Romance is alive in the Peak District.
No, I’m not talking about taking strolls along quaint walks in the country, or snuggling up next to the fire in some lovely rural pub.
I’m talking about love locks in Bakewell.
Now most people associate Bakewell for its almond-based cakes and puddings, (or the rather disappointing commercial Cherry Bakewells mass produced by Mr Kipling). And definitely not for being an on-trend happening place where lovers – young and old – declare their eternal devotion to each other.
But it is.
The town’s main pedestrian bridge over the River Wye is now covered in paddocks which have been locked onto its railings by couples to symbolise their everlasting love for each other.
It’s a trend that started in Paris – the original city of lovers – and has spread all over the world, landing most recently in Bakewell.
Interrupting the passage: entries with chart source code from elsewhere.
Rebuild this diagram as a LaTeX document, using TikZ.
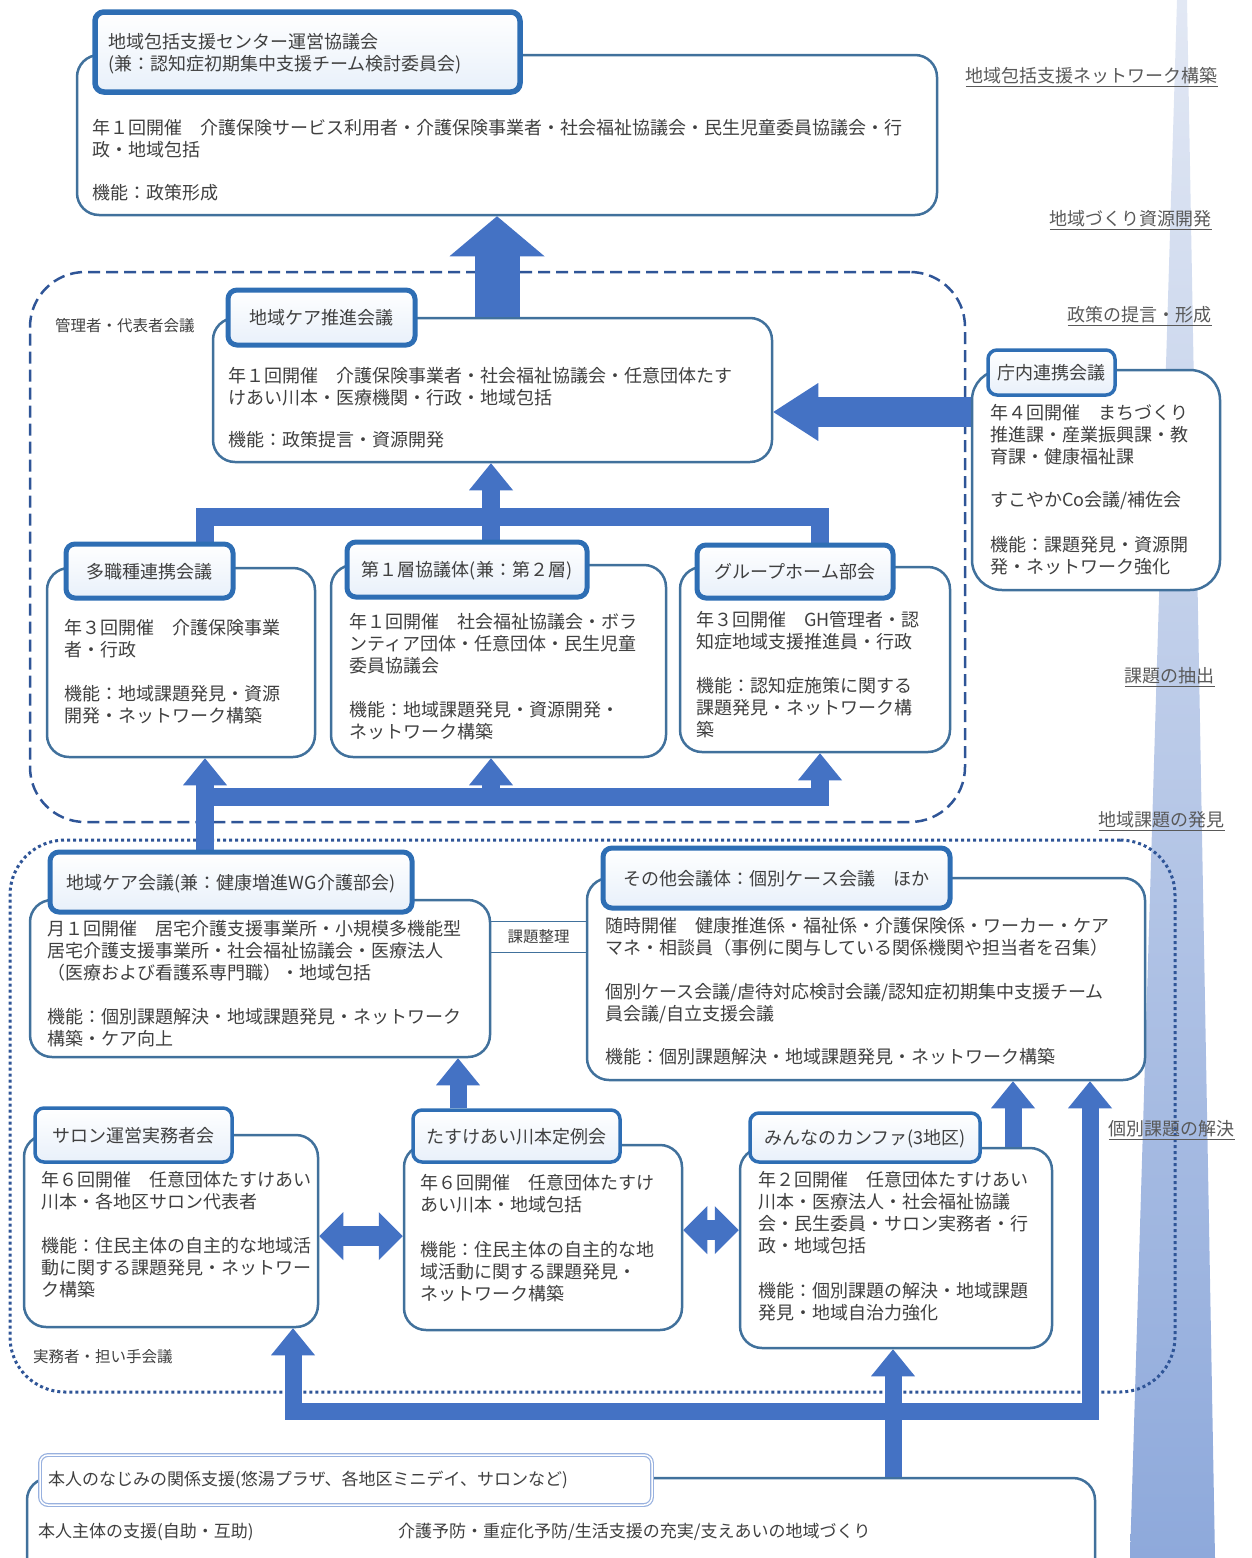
\documentclass[tikz,border=0pt]{standalone}
\usepackage{fontspec}
\setmainfont{Noto Sans CJK JP}
\usetikzlibrary{arrows.meta,fit}
\definecolor{boxc}{RGB}{65,113,156}
\definecolor{hdrc}{RGB}{46,110,180}
\definecolor{arrc}{RGB}{68,114,196}
\definecolor{grpc}{RGB}{47,85,151}
\definecolor{txtc}{RGB}{64,64,64}
\definecolor{hdrfill}{RGB}{232,240,250}
\definecolor{spiketop}{RGB}{226,232,244}
\definecolor{spikebot}{RGB}{142,169,219}
\definecolor{lblc}{RGB}{89,89,89}
\newcommand{\bfsz}{\fontsize{18}{22}\selectfont}
\newcommand{\mfsz}{\fontsize{17}{21}\selectfont}
\newcommand{\sfsz}{\fontsize{15.5}{19}\selectfont}
\pgfdeclarelayer{back}
\pgfdeclarelayer{mid}
\pgfsetlayers{back,mid,main}
\tikzset{
  outerbox/.style={draw=boxc, line width=2.5pt, rounded corners=22pt, fill=white, inner sep=0pt},
  hdrbox/.style={draw=hdrc, line width=5pt, rounded corners=9pt, top color=white, bottom color=hdrfill, inner sep=0pt},
  hdrtxt/.style={anchor=base, inner sep=0pt, text=txtc, font=\bfsz},
  honhdr/.style={draw=arrc!55, line width=1.2pt, double=white, double distance=1.5pt, rounded corners=8pt, fill=white, inner sep=0pt},
  bodytxt/.style={anchor=north west, inner sep=0pt, align=left, text=txtc, font=\bfsz},
  smalltxt/.style={inner sep=0pt, text=txtc, font=\sfsz},
  sidelbl/.style={anchor=east, inner sep=0pt, text=lblc, font=\bfsz},
  grpdash/.style={draw=grpc, line width=2.5pt, dash pattern=on 12pt off 6pt, rounded corners=55pt, inner sep=0pt},
  grpdot/.style={draw=grpc, line width=3pt, dash pattern=on 3pt off 3pt, rounded corners=55pt, inner sep=0pt},
  shaft/.style={draw=arrc, line join=miter},
  tipL/.tip={Triangle[width=95pt,length=40pt,line width=0pt]},
  tipW/.tip={Triangle[width=58pt,length=45pt,line width=0pt]},
  tipM/.tip={Triangle[width=44pt,length=27pt,line width=0pt]},
  tipD/.tip={Triangle[width=48pt,length=24pt,line width=0pt]},
}
\begin{document}
\begin{tikzpicture}[x=1pt,y=-1pt]
\useasboundingbox (0,0) rectangle (1251,1558);
\clip (0,0) rectangle (1251,1558);

\begin{pgfonlayer}{back}
% spike
\shade[top color=spiketop, bottom color=spikebot] (1177,0) -- (1187,0) -- (1215,1558) -- (1130,1558) -- cycle;

% groups
\node[grpdash, fit={(30,272) (965,822)}] (mgr) {};
\node[grpdot, fit={(10,840) (1175,1392)}] (prac) {};

% outer boxes
\node[outerbox, fit={(77,55) (937,215)}] (top) {};
\node[outerbox, fit={(213,318) (772,462)}] (suishin) {};
\node[outerbox, rounded corners=30pt, fit={(972,370) (1220,590)}] (chonai) {};
\node[outerbox, fit={(47,568) (315,757)}] (tamulti) {};
\node[outerbox, fit={(331,565) (666,757)}] (dai1) {};
\node[outerbox, fit={(680,567) (950,752)}] (gh) {};
\node[outerbox, fit={(30,900) (490,1057)}] (kaigi) {};
\node[outerbox, fit={(587,878) (1145,1080)}] (sonota) {};
\node[outerbox, fit={(24,1135) (318,1327)}] (salon) {};
\node[outerbox, fit={(404,1145) (682,1330)}] (tasuke) {};
\node[outerbox, fit={(740,1148) (1052,1348)}] (minna) {};
\node[outerbox, fit={(27,1478) (1095,1600)}] (honnin) {};
\end{pgfonlayer}

% side labels
\node[sidelbl] (l1) at (1218,77) {\underline{地域包括支援ネットワーク構築}};
\node[sidelbl] (l2) at (1212,220) {\underline{地域づくり資源開発}};
\node[sidelbl] (l3) at (1212,316) {\underline{政策の提言・形成}};
\node[sidelbl] (l4) at (1215,677) {\underline{課題の抽出}};
\node[sidelbl] (l5) at (1225,821) {\underline{地域課題の発見}};
\node[sidelbl] (l6) at (1235,1130) {\underline{個別課題の解決}};

\node[smalltxt, anchor=west] (mgrl) at (55,326) {管理者・代表者会議};
\node[smalltxt, anchor=west] (pracl) at (33,1357) {実務者・担い手会議};

% body texts
\node[bodytxt] (topb) at (92,119) {年１回開催　介護保険サービス利用者・介護保険事業者・社会福祉協議会・民生児童委員協議会・行\\政・地域包括\\[21pt]機能：政策形成};
\node[bodytxt] (suishinb) at (228,367) {年１回開催　介護保険事業者・社会福祉協議会・任意団体たす\\けあい川本・医療機関・行政・地域包括\\[20pt]機能：政策提言・資源開発};
\node[bodytxt] (chonaib) at (990,404) {年４回開催　まちづくり\\推進課・産業振興課・教\\育課・健康福祉課\\[21pt]すこやかCo会議/補佐会\\[23pt]機能：課題発見・資源開\\発・ネットワーク強化};
\node[bodytxt] (tamultib) at (64,619) {年３回開催　介護保険事業\\者・行政\\[22pt]機能：地域課題発見・資源\\開発・ネットワーク構築};
\node[bodytxt] (dai1b) at (349,613) {年１回開催　社会福祉協議会・ボラ\\ンティア団体・任意団体・民生児童\\委員協議会\\[22pt]機能：地域課題発見・資源開発・\\ネットワーク構築};
\node[bodytxt] (ghb) at (696,611) {年３回開催　GH管理者・認\\知症地域支援推進員・行政\\[22pt]機能：認知症施策に関する\\課題発見・ネットワーク構\\築};
\node[bodytxt] (kaigib) at (47,920) {月１回開催　居宅介護支援事業所・小規模多機能型\\居宅介護支援事業所・社会福祉協議会・医療法人\\（医療および看護系専門職）・地域包括\\[22pt]機能：個別課題解決・地域課題発見・ネットワーク\\構築・ケア向上};
\node[bodytxt] (sonotab) at (605,917) {随時開催　健康推進係・福祉係・介護保険係・ワーカー・ケア\\マネ・相談員（事例に関与している関係機関や担当者を召集）\\[22pt]個別ケース会議/虐待対応検討会議/認知症初期集中支援チーム\\員会議/自立支援会議\\[21pt]機能：個別課題解決・地域課題発見・ネットワーク構築};
\node[bodytxt] (salonb) at (41,1171) {年６回開催　任意団体たすけあい\\川本・各地区サロン代表者\\[22pt]機能：住民主体の自主的な地域活\\動に関する課題発見・ネットワー\\ク構築};
\node[bodytxt] (tasukeb) at (420,1174) {年６回開催　任意団体たすけ\\あい川本・地域包括\\[23pt]機能：住民主体の自主的な地\\域活動に関する課題発見・\\ネットワーク構築};
\node[bodytxt] (minnab) at (758,1171) {年２回開催　任意団体たすけあい\\川本・医療法人・社会福祉協議\\会・民生委員・サロン実務者・行\\政・地域包括\\[23pt]機能：個別課題の解決・地域課題\\発見・地域自治力強化};
\node[smalltxt, font=\mfsz, anchor=west] (honb1) at (38,1532) {本人主体の支援(自助・互助)};
\node[smalltxt, font=\mfsz, anchor=west] (honb2) at (398,1532) {介護予防・重症化予防/生活支援の充実/支えあいの地域づくり};

% connector 課題整理
\node[smalltxt, minimum height=30pt] (kadai) at (538.5,937) {課題整理};
\draw[boxc, line width=1.3pt] (kaigi.east |- kadai.north) -- (sonota.west |- kadai.north)
  (kaigi.east |- kadai.south) -- (sonota.west |- kadai.south);

% headers
\node[hdrbox, line width=5.5pt, fit={(95,12) (520,92)}] (tophdr) {};
\node[bodytxt] (tophdrt) at (108,33) {地域包括支援センター運営協議会\\(兼：認知症初期集中支援チーム検討委員会)};
\node[hdrbox, fit={(228,290) (415,345)}] (suishinhdr) {};
\node[hdrbox, line width=3.5pt, fit={(988,350) (1115,395)}] (chonaihdr) {};
\node[hdrbox, fit={(66,544) (233,598)}] (tamultihdr) {};
\node[hdrbox, fit={(347,542) (587,597)}] (dai1hdr) {};
\node[hdrbox, fit={(697,545) (893,598)}] (ghhdr) {};
\node[hdrbox, fit={(50,852) (412,912)}] (kaigihdr) {};
\node[hdrbox, fit={(603,848) (950,908)}] (sonotahdr) {};
\node[hdrbox, line width=3.5pt, fit={(35,1108) (232,1162)}] (salonhdr) {};
\node[hdrbox, line width=3.5pt, fit={(413,1110) (620,1162)}] (tasukehdr) {};
\node[hdrbox, line width=3.5pt, fit={(750,1113) (980,1162)}] (minnahdr) {};
\node[honhdr, fit={(40,1455) (652,1505)}] (honninhdr) {};
\node[smalltxt, font=\mfsz, anchor=west] (honhdrt) at (48,1480) {本人のなじみの関係支援(悠湯プラザ、各地区ミニデイ、サロンなど)};

\node[hdrtxt] (suishint) at ([yshift=-7pt]suishinhdr.center) {地域ケア推進会議};
\node[hdrtxt] (chonait) at ([yshift=-7pt]chonaihdr.center) {庁内連携会議};
\node[hdrtxt] (tamultit) at ([yshift=-7pt]tamultihdr.center) {多職種連携会議};
\node[hdrtxt] (dai1t) at ([yshift=-7pt]dai1hdr.center) {第１層協議体(兼：第２層)};
\node[hdrtxt] (ght) at ([yshift=-7pt]ghhdr.center) {グループホーム部会};
\node[hdrtxt] (kaigit) at ([yshift=-7pt]kaigihdr.center) {地域ケア会議(兼：健康増進WG介護部会)};
\node[hdrtxt] (sonotat) at ([yshift=-7pt]sonotahdr.center) {その他会議体：個別ケース会議　ほか};
\node[hdrtxt] (salont) at ([yshift=-7pt]salonhdr.center) {サロン運営実務者会};
\node[hdrtxt] (tasuket) at ([yshift=-7pt]tasukehdr.center) {たすけあい川本定例会};
\node[hdrtxt] (minnat) at ([yshift=-7pt]minnahdr.center) {みんなのカンファ(3地区)};

% x / y reference coordinates
\coordinate (xA) at (497,0);
\coordinate (xB) at (205,0);
\coordinate (xC) at (491,0);
\coordinate (xD) at (820,0);
\coordinate (xE) at (458,0);
\coordinate (xF) at (1013,0);
\coordinate (xG) at (1090,0);
\coordinate (xH) at (893,0);
\coordinate (xI) at (293,0);
\coordinate (yF1) at (0,517);
\coordinate (yF2) at (0,797);
\coordinate (yBar) at (0,1411);
\coordinate (yCh) at (0,412);
\coordinate (yD1) at (0,1236);
\coordinate (yD2) at (0,1230);

% arrows (drawn below the headers)
\begin{pgfonlayer}{mid}
\draw[shaft, line width=45pt, -{tipL}] (suishin.north -| xA) -- (top.south -| xA);
\draw[shaft, line width=30pt, -{tipW}] (chonai.west |- yCh) -- (suishin.east |- yCh);
\draw[shaft, line width=18pt] (tamultihdr.north -| xB) -- (xB |- yF1) -- (xD |- yF1) -- (ghhdr.north -| xD);
\draw[shaft, line width=18pt, -{tipM}] (dai1hdr.north -| xC) -- (suishin.south -| xC);
\draw[shaft, line width=18pt, {tipM}-{tipM}] (tamulti.south -| xB) -- (xB |- yF2) -- (xD |- yF2) -- (gh.south -| xD);
\draw[shaft, line width=18pt] (kaigihdr.north -| xB) -- (xB |- yF2);
\draw[shaft, line width=18pt, -{tipM}] (xC |- yF2) -- (dai1.south -| xC);
\draw[shaft, line width=17pt, -{tipM}] (tasukehdr.north -| xE) -- (kaigi.south -| xE);
\draw[shaft, line width=17pt, -{tipM}] (minna.north -| xF) -- (sonota.south -| xF);
\draw[shaft, line width=17pt, -{tipM}] (honnin.north -| xH) -- (minna.south -| xH);
\draw[shaft, line width=17pt, {tipM}-{tipM}] (salon.south -| xI) -- (xI |- yBar) -- (xG |- yBar) -- (sonota.south -| xG);
\draw[shaft, line width=20pt, {tipD}-{tipD}] (salon.east |- yD1) -- (tasuke.west |- yD1);
\draw[shaft, line width=20pt, {tipD}-{tipD}] (tasuke.east |- yD2) -- (minna.west |- yD2);
\end{pgfonlayer}
\end{tikzpicture}
\end{document}
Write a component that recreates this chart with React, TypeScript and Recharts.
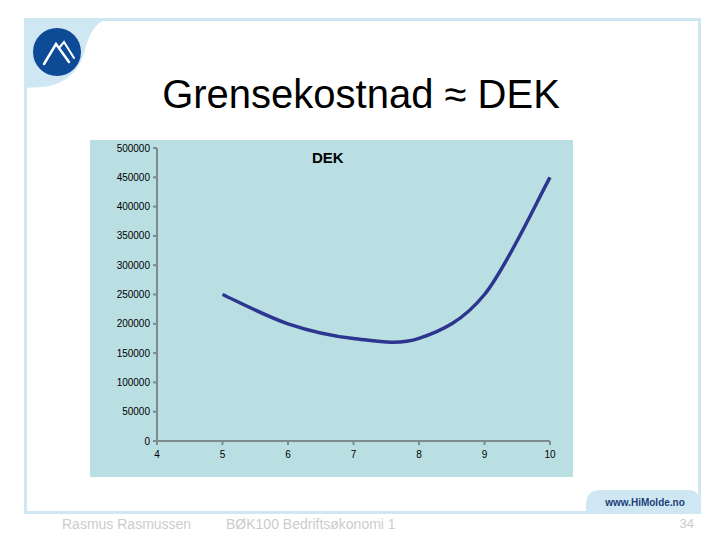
import { LineChart, Line, XAxis, YAxis } from 'recharts';

const quantity = [5, 6, 7, 8, 9, 10];
const dekValues = [250000, 200000, 175000, 175000, 250000, 450000];
const xTicks = [4, 5, 6, 7, 8, 9, 10];
const yTicks = [0, 50000, 100000, 150000, 200000, 250000, 300000, 350000, 400000, 450000, 500000];

const data = quantity.map((q, i) => ({ q, dek: dekValues[i] }));

// Excel-style smoothed line (cardinal spline, tension 0)
const smoothCurve = (context: any) => {
  let xs: number[] = [];
  let ys: number[] = [];
  return {
    areaStart() {},
    areaEnd() {},
    lineStart() {
      xs = [];
      ys = [];
    },
    point(x: number, y: number) {
      xs.push(+x);
      ys.push(+y);
    },
    lineEnd() {
      const n = xs.length;
      if (!n) return;
      context.moveTo(xs[0], ys[0]);
      for (let i = 0; i < n - 1; i++) {
        const a = Math.max(i - 1, 0);
        const d = Math.min(i + 2, n - 1);
        const c1x = xs[i] + (xs[i + 1] - xs[a]) / 6;
        const c1y = ys[i] + (ys[i + 1] - ys[a]) / 6;
        const c2x = xs[i + 1] - (xs[d] - xs[i]) / 6;
        const c2y = ys[i + 1] - (ys[d] - ys[i]) / 6;
        context.bezierCurveTo(c1x, c1y, c2x, c2y, xs[i + 1], ys[i + 1]);
      }
    },
  };
};

const font = '"Liberation Sans", Arial, sans-serif';
const frameBlue = '#cfe6f3';

const App = () => {
  return (
    <div style={{ position: 'absolute', left: 0, top: 0, width: 720, height: 540, background: '#fff', fontFamily: font, overflow: 'hidden' }}>
      <svg width={720} height={540} style={{ position: 'absolute', left: 0, top: 0 }}>
        <rect x={25.5} y={19.5} width={674} height={493} fill="none" stroke={frameBlue} strokeWidth={3} />
        <path d="M24,22 Q24,18 30,18 L112,18 C96,20 89,34 85,50 C80,70 66,85 42,87 L24,88 Z" fill={frameBlue} />
        <circle cx={57} cy={52} r={24} fill="#0d4b96" />
        <polyline points="44,64 56,44 69,62" fill="none" stroke="#fff" strokeWidth={2.5} strokeLinecap="round" />
        <polyline points="59,48 64,42 74,58" fill="none" stroke="#fff" strokeWidth={2} strokeLinecap="round" />
        <path d="M586,513 L586,505 Q586,490 601,490 L688,490 Q699,490 699,500 L699,513 Z" fill={frameBlue} />
        <text x={645} y={506} textAnchor="middle" fontSize={10} fontWeight="bold" fill="#1b3f7a" fontFamily={font}>www.HiMolde.no</text>
        <text x={361} y={108} textAnchor="middle" fontSize={40} fill="#000" fontFamily={font}>Grensekostnad ≈ DEK</text>
        <text x={62} y={529} fontSize={14} fill="#cccccc" fontFamily={font}>Rasmus Rasmussen</text>
        <text x={226} y={529} fontSize={14} fill="#cccccc" fontFamily={font}>BØK100 Bedriftsøkonomi 1</text>
        <text x={694} y={528} textAnchor="end" fontSize={13} fill="#cccccc" fontFamily={font}>34</text>
      </svg>
      <div style={{ position: 'absolute', left: 90, top: 140, width: 483, height: 337, background: '#badfe3' }}>
        <div style={{ position: 'absolute', left: 222, top: 9, fontSize: 15, fontWeight: 'bold', fontFamily: font, color: '#000' }}>DEK</div>
        <LineChart width={483} height={337} data={data} margin={{ top: 8, right: 23, left: 7, bottom: 6 }}>
          <XAxis
            dataKey="q"
            type="number"
            domain={[4, 10]}
            ticks={xTicks}
            interval={0}
            stroke="#7f8a8d"
            strokeWidth={2}
            tickSize={4}
            tickMargin={6}
            tick={{ fontSize: 10, fill: '#000', fontFamily: font }}
            height={30}
          />
          <YAxis
            type="number"
            domain={[0, 500000]}
            ticks={yTicks}
            interval={0}
            stroke="#7f8a8d"
            strokeWidth={2}
            tickSize={4}
            tickMargin={3}
            tick={{ fontSize: 10, fill: '#000', fontFamily: font }}
            width={60}
          />
          <Line
            dataKey="dek"
            type={smoothCurve as any}
            stroke="#2c3590"
            strokeWidth={3.5}
            dot={false}
            activeDot={false}
            isAnimationActive={false}
          />
        </LineChart>
      </div>
    </div>
  );
};

export default App;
Some find it rather fetching…a simple and poignant way to immortalise and celebrate that special bond between two people.
Others are less keen. An eye-sore at best, and at worst a public safety and environmental hazard.
The practice is still thriving in Bakewell, but has been banned on several bridges as far apart as Sydney, Chicago and Venice.
When we walked across the bridge at Bakewell we did not really know what to make of it.
Two thoughts sprung to mind.
No doubt Chubbs and other lock manufacturers have done rather well out of all this, was one (in fact one local locksmith advertises ‘love locks’ outside their shop).
The other was that the trout swimming underneath the bridge must be getting a raw deal.
Once they may have expected a rich diet of bread, crisps and leftover sandwiches. Now all they get is unpalatable and, perhaps, potentially toxic, small metal lock keys thrown into the river. Not much fun for them, I’d have thought.